— START —
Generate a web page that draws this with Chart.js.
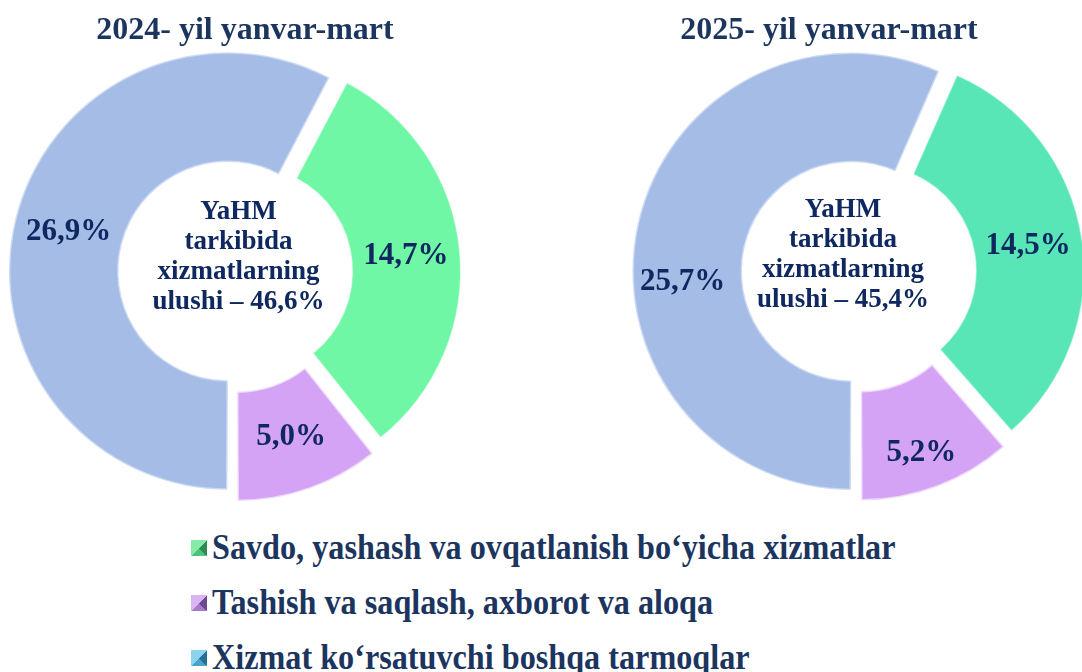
<!DOCTYPE html>
<html>
<head>
<meta charset="utf-8">
<script src="https://cdn.jsdelivr.net/npm/chart.js@4.4.1/dist/chart.umd.min.js"></script>
<style>
  html, body { margin: 0; padding: 0; background: #fff; width: 1082px; height: 672px; overflow: hidden; }
  canvas { position: absolute; top: 0; }
  #chart2024 { left: 0; }
  #chart2025 { left: 576px; }
  #legend {
    position: absolute; left: 191px; top: 520px;
    font-family: "Liberation Serif", "Times New Roman", serif; font-weight: bold; color: #1c355f;
  }
  .row { height: 55px; display: flex; align-items: center; white-space: nowrap; }
  .box { width: 16px; height: 16px; margin-right: 5px; flex: none; }
  .txt { font-size: 35px; display: inline-block; transform: scaleX(0.92); transform-origin: left center; }
</style>
</head>
<body>
<canvas id="chart2024" width="491" height="520"></canvas>
<canvas id="chart2025" width="506" height="520"></canvas>
<div id="legend"></div>

<script>
// --- dados ---
const categorias = [
  "Savdo, yashash va ovqatlanish bo‘yicha xizmatlar",
  "Tashish va saqlash, axborot va aloqa",
  "Xizmat ko‘rsatuvchi boshqa tarmoqlar",
];
const valores2024 = [14.7, 5.0, 26.9];
const valores2025 = [14.5, 5.2, 25.7];
const titulos = ["2024- yil yanvar-mart", "2025- yil yanvar-mart"];
const textoCentro = ["YaHM", "tarkibida", "xizmatlarning", "ulushi – "];

const corTitulo = "#1c355f";
const corRotulo = "#0f2860";
const coresLegenda = [
  ["#86eaa9", "#2e8a52", "#4cc27c"],
  ["#d9b6f3", "#6b4a90", "#a77bc9"],
  ["#8cd3f0", "#276f95", "#4aa3cc"],
];

function fmt(v) {
  return v.toFixed(1).replace(".", ",");
}

const rotuloPlugin = {
  id: "rotulos",
  afterDatasetsDraw(chart, args, opts) {
    const { ctx } = chart;
    const meta = chart.getDatasetMeta(0);
    const vals = chart.data.datasets[0].data;
    ctx.save();
    ctx.textAlign = "center";
    ctx.textBaseline = "middle";

    // titulo (desenhado aqui para poder ficar fora do centro do grafico)
    ctx.fillStyle = corTitulo;
    ctx.font = 'bold 32px "Liberation Serif", serif';
    ctx.fillText(opts.titulo, opts.tituloX, 31);

    ctx.fillStyle = corRotulo;
    ctx.font = 'bold 31px "Liberation Serif", serif';
    meta.data.forEach((arc, i) => {
      // mesmo deslocamento que o Chart.js aplica ao desenhar o arco
      const o = (arc.options.offset || 0) / 4;
      const circ = arc.endAngle - arc.startAngle;
      const fix = 1 - Math.sin(Math.min(Math.PI, circ));
      const meio = (arc.startAngle + arc.endAngle) / 2;
      const r = (arc.innerRadius + arc.outerRadius) / 2 + o * fix + o;
      const n = opts.nudge[i] || [0, 0];
      ctx.fillText(fmt(vals[i]) + "%", arc.x + Math.cos(meio) * r + n[0], arc.y + Math.sin(meio) * r + n[1]);
    });

    // texto do meio
    const total = vals.reduce((a, b) => a + b, 0);
    const linhas = textoCentro.slice(0, 3).concat([textoCentro[3] + fmt(total) + "%"]);
    const cx = meta.data[0].x + opts.centro[0];
    const cy = meta.data[0].y + opts.centro[1];
    ctx.font = 'bold 27px "Liberation Serif", serif';
    linhas.forEach((l, i) => {
      ctx.fillText(l, cx, cy + (i - 1.5) * 30);
    });
    ctx.restore();
  },
};

function rotacao(vals) {
  const soma = vals.reduce((a, b) => a + b, 0);
  return 180 - (360 * (vals[0] + vals[1])) / soma;
}

function criarGrafico(id, vals, titulo, tituloX, verde, padEsq, padDir, centro, nudge) {
  const ctx = document.getElementById(id).getContext("2d");
  return new Chart(ctx, {
    type: "doughnut",
    data: {
      labels: categorias,
      datasets: [
        {
          data: vals,
          backgroundColor: [verde, "#d5a3f5", "#a4bce6"],
          borderColor: ["rgba(255,255,255,0.45)", "rgba(240,220,252,0.9)", "rgba(205,218,243,0.9)"],
          borderWidth: 1.5,
          offset: [56, 48, 24],
          clip: false,
        },
      ],
    },
    options: {
      responsive: false,
      animation: false,
      rotation: rotacao(vals),
      radius: 212,
      cutout: "49%",
      layout: { padding: { left: padEsq, right: padDir, top: 60, bottom: 35 } },
      plugins: {
        legend: { display: false },
        tooltip: { enabled: false },
        title: { display: false },
        rotulos: { titulo: titulo, tituloX: tituloX, centro: centro, nudge: nudge },
      },
    },
    plugins: [rotuloPlugin],
  });
}

criarGrafico("chart2024", valores2024, titulos[0], 245, "#6ff7a5", 0, 24, [5, -15], []);
criarGrafico("chart2025", valores2025, titulos[1], 253, "#58e6b6", 56, 0, [-14, -17], [[0, 0], [3, 18], [-8, 45]]);

// legenda
const legenda = document.getElementById("legend");
categorias.forEach((cat, i) => {
  const [claro, escuro, meio] = coresLegenda[i];
  const row = document.createElement("div");
  row.className = "row";
  const box = document.createElement("span");
  box.className = "box";
  box.style.background = `conic-gradient(from -45deg, ${claro} 0 25%, ${escuro} 25% 50%, ${meio} 50% 75%, ${claro} 75% 100%)`;
  const txt = document.createElement("span");
  txt.className = "txt";
  txt.textContent = cat;
  row.appendChild(box);
  row.appendChild(txt);
  legenda.appendChild(row);
});
</script>
</body>
</html>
— END —
> DO THIS
Without the pictures, write out the whole listing above exactly as it appears.

> RESULT OF THIS EXERCISE
Generate a web page that draws this with Chart.js.
<!DOCTYPE html>
<html>
<head>
<meta charset="utf-8">
<script src="https://cdn.jsdelivr.net/npm/chart.js@4.4.1/dist/chart.umd.min.js"></script>
<style>
  html, body { margin: 0; padding: 0; background: #fff; width: 1082px; height: 672px; overflow: hidden; }
  canvas { position: absolute; top: 0; }
  #chart2024 { left: 0; }
  #chart2025 { left: 576px; }
  #legend {
    position: absolute; left: 191px; top: 520px;
    font-family: "Liberation Serif", "Times New Roman", serif; font-weight: bold; color: #1c355f;
  }
  .row { height: 55px; display: flex; align-items: center; white-space: nowrap; }
  .box { width: 16px; height: 16px; margin-right: 5px; flex: none; }
  .txt { font-size: 35px; display: inline-block; transform: scaleX(0.92); transform-origin: left center; }
</style>
</head>
<body>
<canvas id="chart2024" width="491" height="520"></canvas>
<canvas id="chart2025" width="506" height="520"></canvas>
<div id="legend"></div>

<script>
// --- dados ---
const categorias = [
  "Savdo, yashash va ovqatlanish bo‘yicha xizmatlar",
  "Tashish va saqlash, axborot va aloqa",
  "Xizmat ko‘rsatuvchi boshqa tarmoqlar",
];
const valores2024 = [14.7, 5.0, 26.9];
const valores2025 = [14.5, 5.2, 25.7];
const titulos = ["2024- yil yanvar-mart", "2025- yil yanvar-mart"];
const textoCentro = ["YaHM", "tarkibida", "xizmatlarning", "ulushi – "];

const corTitulo = "#1c355f";
const corRotulo = "#0f2860";
const coresLegenda = [
  ["#86eaa9", "#2e8a52", "#4cc27c"],
  ["#d9b6f3", "#6b4a90", "#a77bc9"],
  ["#8cd3f0", "#276f95", "#4aa3cc"],
];

function fmt(v) {
  return v.toFixed(1).replace(".", ",");
}

const rotuloPlugin = {
  id: "rotulos",
  afterDatasetsDraw(chart, args, opts) {
    const { ctx } = chart;
    const meta = chart.getDatasetMeta(0);
    const vals = chart.data.datasets[0].data;
    ctx.save();
    ctx.textAlign = "center";
    ctx.textBaseline = "middle";

    // titulo (desenhado aqui para poder ficar fora do centro do grafico)
    ctx.fillStyle = corTitulo;
    ctx.font = 'bold 32px "Liberation Serif", serif';
    ctx.fillText(opts.titulo, opts.tituloX, 31);

    ctx.fillStyle = corRotulo;
    ctx.font = 'bold 31px "Liberation Serif", serif';
    meta.data.forEach((arc, i) => {
      // mesmo deslocamento que o Chart.js aplica ao desenhar o arco
      const o = (arc.options.offset || 0) / 4;
      const circ = arc.endAngle - arc.startAngle;
      const fix = 1 - Math.sin(Math.min(Math.PI, circ));
      const meio = (arc.startAngle + arc.endAngle) / 2;
      const r = (arc.innerRadius + arc.outerRadius) / 2 + o * fix + o;
      const n = opts.nudge[i] || [0, 0];
      ctx.fillText(fmt(vals[i]) + "%", arc.x + Math.cos(meio) * r + n[0], arc.y + Math.sin(meio) * r + n[1]);
    });

    // texto do meio
    const total = vals.reduce((a, b) => a + b, 0);
    const linhas = textoCentro.slice(0, 3).concat([textoCentro[3] + fmt(total) + "%"]);
    const cx = meta.data[0].x + opts.centro[0];
    const cy = meta.data[0].y + opts.centro[1];
    ctx.font = 'bold 27px "Liberation Serif", serif';
    linhas.forEach((l, i) => {
      ctx.fillText(l, cx, cy + (i - 1.5) * 30);
    });
    ctx.restore();
  },
};

function rotacao(vals) {
  const soma = vals.reduce((a, b) => a + b, 0);
  return 180 - (360 * (vals[0] + vals[1])) / soma;
}

function criarGrafico(id, vals, titulo, tituloX, verde, padEsq, padDir, centro, nudge) {
  const ctx = document.getElementById(id).getContext("2d");
  return new Chart(ctx, {
    type: "doughnut",
    data: {
      labels: categorias,
      datasets: [
        {
          data: vals,
          backgroundColor: [verde, "#d5a3f5", "#a4bce6"],
          borderColor: ["rgba(255,255,255,0.45)", "rgba(240,220,252,0.9)", "rgba(205,218,243,0.9)"],
          borderWidth: 1.5,
          offset: [56, 48, 24],
          clip: false,
        },
      ],
    },
    options: {
      responsive: false,
      animation: false,
      rotation: rotacao(vals),
      radius: 212,
      cutout: "49%",
      layout: { padding: { left: padEsq, right: padDir, top: 60, bottom: 35 } },
      plugins: {
        legend: { display: false },
        tooltip: { enabled: false },
        title: { display: false },
        rotulos: { titulo: titulo, tituloX: tituloX, centro: centro, nudge: nudge },
      },
    },
    plugins: [rotuloPlugin],
  });
}

criarGrafico("chart2024", valores2024, titulos[0], 245, "#6ff7a5", 0, 24, [5, -15], []);
criarGrafico("chart2025", valores2025, titulos[1], 253, "#58e6b6", 56, 0, [-14, -17], [[0, 0], [3, 18], [-8, 45]]);

// legenda
const legenda = document.getElementById("legend");
categorias.forEach((cat, i) => {
  const [claro, escuro, meio] = coresLegenda[i];
  const row = document.createElement("div");
  row.className = "row";
  const box = document.createElement("span");
  box.className = "box";
  box.style.background = `conic-gradient(from -45deg, ${claro} 0 25%, ${escuro} 25% 50%, ${meio} 50% 75%, ${claro} 75% 100%)`;
  const txt = document.createElement("span");
  txt.className = "txt";
  txt.textContent = cat;
  row.appendChild(box);
  row.appendChild(txt);
  legenda.appendChild(row);
});
</script>
</body>
</html>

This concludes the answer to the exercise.